_Excerpted records:_
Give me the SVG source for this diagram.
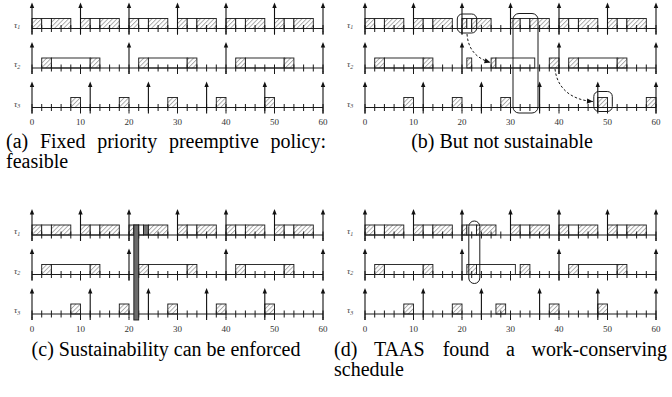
<svg xmlns="http://www.w3.org/2000/svg" xmlns:xlink="http://www.w3.org/1999/xlink" width="672" height="397" viewBox="0 0 672 397">
<style>
.h{fill:url(#hatch);stroke:#1a1a1a;stroke-width:.9}
.w{fill:#fff;stroke:#1a1a1a;stroke-width:.9}
.g{fill:#777;stroke:#1a1a1a;stroke-width:.9}
.ax{stroke:#1a1a1a;stroke-width:1.1;fill:none}
.tk{stroke:#1a1a1a;stroke-width:7;stroke-dasharray:1 8.7;fill:none}
.tk2{stroke:#1a1a1a;stroke-width:3;stroke-dasharray:1 47.5;fill:none}
.tl{font-family:"Liberation Serif",serif;font-style:italic;font-size:9px;fill:#444}
.num{font-family:"Liberation Serif",serif;font-size:9px;fill:#333;text-anchor:middle}
.cap{font-family:"Liberation Serif",serif;font-size:20px;fill:#000}
.hl{fill:none;stroke:#1a1a1a;stroke-width:1}
.dash{fill:none;stroke:#1a1a1a;stroke-width:1;stroke-dasharray:2.5 2}
</style>
<defs>
<pattern id="hatch" patternUnits="userSpaceOnUse" width="3.2" height="3.2" patternTransform="rotate(45)">
<rect width="3.2" height="3.2" fill="#fff"/>
<line x1="0.5" y1="0" x2="0.5" y2="3.2" stroke="#888" stroke-width=".7"/>
</pattern>
<marker id="dh" markerUnits="userSpaceOnUse" markerWidth="8" markerHeight="8" viewBox="-7 -4 8 8" refX="0" refY="0" orient="auto">
<path d="M-6,-2.6L0,0L-6,2.6z" fill="#111"/>
</marker>
<g id="rel"><path d="M0,6V-21" stroke="#111" stroke-width="1.1"/><path d="M-2.2,-20.5L0,-26L2.2,-20.5z" fill="#111"/></g>
<g id="j1"><rect class="h" x="0" y="0" width="9.7" height="10"/><rect class="w" x="9.7" y="0" width="9.7" height="10"/><rect class="h" x="19.4" y="0" width="19.4" height="10"/></g>
<g id="j2"><rect class="h" x="0" y="0" width="9.7" height="10"/><rect class="w" x="9.7" y="0" width="38.8" height="10"/><rect class="h" x="48.5" y="0" width="9.7" height="10"/></g>
<rect id="j3" class="h" x="0" y="0" width="9.7" height="10"/>
<g id="frame">
<path class="ax" d="M32,28.5H323M32,68H323M32,107.5H323"/>
<path class="tk" d="M31.5,28.5H323.5M31.5,68H323.5M31.5,107.5H323.5"/>
<path class="tk2" d="M31.5,33H323.5M31.5,72.5H323.5M31.5,112H323.5"/>
<use href="#rel" x="32" y="28.5"/><use href="#rel" x="80.5" y="28.5"/><use href="#rel" x="129" y="28.5"/><use href="#rel" x="177.5" y="28.5"/><use href="#rel" x="226" y="28.5"/><use href="#rel" x="274.5" y="28.5"/><use href="#rel" x="323" y="28.5"/>
<use href="#rel" x="32" y="68"/><use href="#rel" x="129" y="68"/><use href="#rel" x="226" y="68"/><use href="#rel" x="323" y="68"/>
<use href="#rel" x="32" y="107.5"/><use href="#rel" x="90.2" y="107.5"/><use href="#rel" x="148.4" y="107.5"/><use href="#rel" x="206.6" y="107.5"/><use href="#rel" x="264.8" y="107.5"/><use href="#rel" x="323" y="107.5"/>
<text class="tl" x="14" y="27.5">τ<tspan font-size="6" dy="1.8">1</tspan></text>
<text class="tl" x="14" y="67">τ<tspan font-size="6" dy="1.8">2</tspan></text>
<text class="tl" x="14" y="106.5">τ<tspan font-size="6" dy="1.8">3</tspan></text>
<text class="num" y="125"><tspan x="32">0</tspan><tspan x="80.5">10</tspan><tspan x="129">20</tspan><tspan x="177.5">30</tspan><tspan x="226">40</tspan><tspan x="274.5">50</tspan><tspan x="323">60</tspan></text>
</g>
</defs>

<g id="panel-a">
<use href="#j1" x="32" y="18.5"/><use href="#j1" x="80.5" y="18.5"/><use href="#j1" x="129" y="18.5"/><use href="#j1" x="177.5" y="18.5"/><use href="#j1" x="226" y="18.5"/><use href="#j1" x="274.5" y="18.5"/>
<use href="#j2" x="41.7" y="58"/><use href="#j2" x="138.7" y="58"/><use href="#j2" x="235.7" y="58"/>
<use href="#j3" x="70.8" y="97.5"/><use href="#j3" x="119.3" y="97.5"/><use href="#j3" x="167.8" y="97.5"/><use href="#j3" x="216.3" y="97.5"/><use href="#j3" x="264.8" y="97.5"/>
<use href="#frame"/>
</g>

<g id="panel-b" transform="translate(333,0)">
<use href="#j1" x="32" y="18.5"/><use href="#j1" x="80.5" y="18.5"/><use href="#j1" x="177.5" y="18.5"/><use href="#j1" x="226" y="18.5"/><use href="#j1" x="274.5" y="18.5"/>
<rect class="h" x="129" y="18.5" width="4.85" height="10"/><rect class="w" x="133.85" y="18.5" width="4.85" height="10"/><rect class="h" x="138.7" y="18.5" width="19.4" height="10"/>
<use href="#j2" x="41.7" y="58"/><use href="#j2" x="235.7" y="58"/>
<rect class="h" x="133.85" y="58" width="4.85" height="10"/>
<rect class="h" x="158.1" y="58" width="4.85" height="10"/><rect class="w" x="162.95" y="58" width="38.8" height="10"/>
<rect class="h" x="216.3" y="58" width="9.7" height="10"/>
<use href="#j3" x="70.8" y="97.5"/><use href="#j3" x="119.3" y="97.5"/><use href="#j3" x="167.8" y="97.5"/><use href="#j3" x="264.8" y="97.5"/><use href="#j3" x="313.3" y="97.5"/>
<use href="#frame"/>
<g id="connectors-b">
<rect class="hl" x="124.3" y="14" width="19.4" height="19" rx="5"/>
<rect class="hl" x="180" y="13.5" width="25" height="99.5" rx="6"/>
<rect class="hl" x="260.8" y="91.5" width="18.5" height="20" rx="5"/>
<path class="dash" d="M134,34C135,48 142,58 157.5,62.5" marker-end="url(#dh)"/>
<path class="dash" d="M222,69C224,88 238,100 260,101.5" marker-end="url(#dh)"/>
</g>
</g>

<g id="panel-c" transform="translate(0,206.5)">
<use href="#j1" x="32" y="18.5"/><use href="#j1" x="80.5" y="18.5"/><use href="#j1" x="177.5" y="18.5"/><use href="#j1" x="226" y="18.5"/><use href="#j1" x="274.5" y="18.5"/>
<rect class="h" x="129" y="18.5" width="4.85" height="10"/><rect class="w" x="133.85" y="18.5" width="4.85" height="10"/><rect class="w" x="138.7" y="18.5" width="4.85" height="10"/><rect class="g" x="143.55" y="18.5" width="4.85" height="10"/><rect class="h" x="148.4" y="18.5" width="19.4" height="10"/>
<use href="#j2" x="41.7" y="58"/><use href="#j2" x="138.7" y="58"/><use href="#j2" x="235.7" y="58"/>
<use href="#j3" x="70.8" y="97.5"/><use href="#j3" x="119.3" y="97.5"/><use href="#j3" x="167.8" y="97.5"/><use href="#j3" x="216.3" y="97.5"/><use href="#j3" x="264.8" y="97.5"/>
<use href="#frame"/>
<rect class="g" x="133.85" y="18.5" width="4.85" height="95" style="fill:#6b6b6b"/>
</g>

<g id="panel-d" transform="translate(333,206.5)">
<use href="#j1" x="32" y="18.5"/><use href="#j1" x="80.5" y="18.5"/><use href="#j1" x="177.5" y="18.5"/><use href="#j1" x="226" y="18.5"/><use href="#j1" x="274.5" y="18.5"/>
<rect class="h" x="129" y="18.5" width="4.85" height="10"/><rect class="w" x="133.85" y="18.5" width="9.7" height="10"/><rect class="h" x="143.55" y="18.5" width="19.4" height="10"/>
<use href="#j2" x="41.7" y="58"/><use href="#j2" x="235.7" y="58"/>
<rect class="h" x="133.85" y="58" width="9.7" height="10"/><rect class="w" x="143.55" y="58" width="38.8" height="10"/><rect class="h" x="187.2" y="58" width="9.7" height="10"/>
<use href="#j3" x="70.8" y="97.5"/><use href="#j3" x="119.3" y="97.5"/><use href="#j3" x="162.95" y="97.5"/><use href="#j3" x="216.3" y="97.5"/><use href="#j3" x="264.8" y="97.5"/>
<use href="#frame"/>
<rect class="hl" x="135.8" y="14.5" width="11" height="62.5" rx="5.5"/>
</g>

<g id="captions">
<text class="cap" y="148"><tspan x="6">(a)</tspan><tspan x="39.9">Fixed</tspan><tspan x="97.2">priority</tspan><tspan x="168.9">preemptive</tspan><tspan x="270.5">policy:</tspan></text>
<text class="cap" x="6" y="168">feasible</text>
<text class="cap" x="502" y="148" text-anchor="middle">(b) But not sustainable</text>
<text class="cap" x="166" y="356" text-anchor="middle">(c) Sustainability can be enforced</text>
<text class="cap" y="356"><tspan x="334">(d)</tspan><tspan x="373.9">TAAS</tspan><tspan x="442.7">found</tspan><tspan x="506">a</tspan><tspan x="531.5">work-conserving</tspan></text>
<text class="cap" x="334" y="376">schedule</text>
</g>
</svg>
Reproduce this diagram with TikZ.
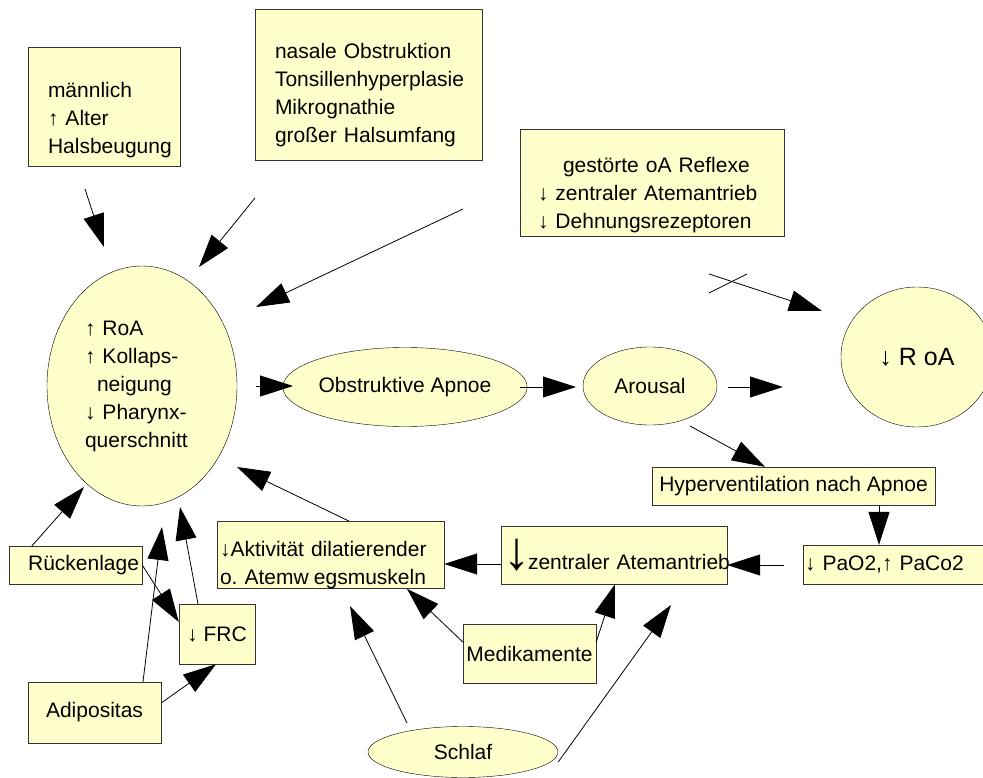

_Task statement:_ Gather up every line from the listing above in which the word "this" occurs.

_Correct response:_
Give me the SVG source for this diagram.
Reproduce this diagram with TikZ.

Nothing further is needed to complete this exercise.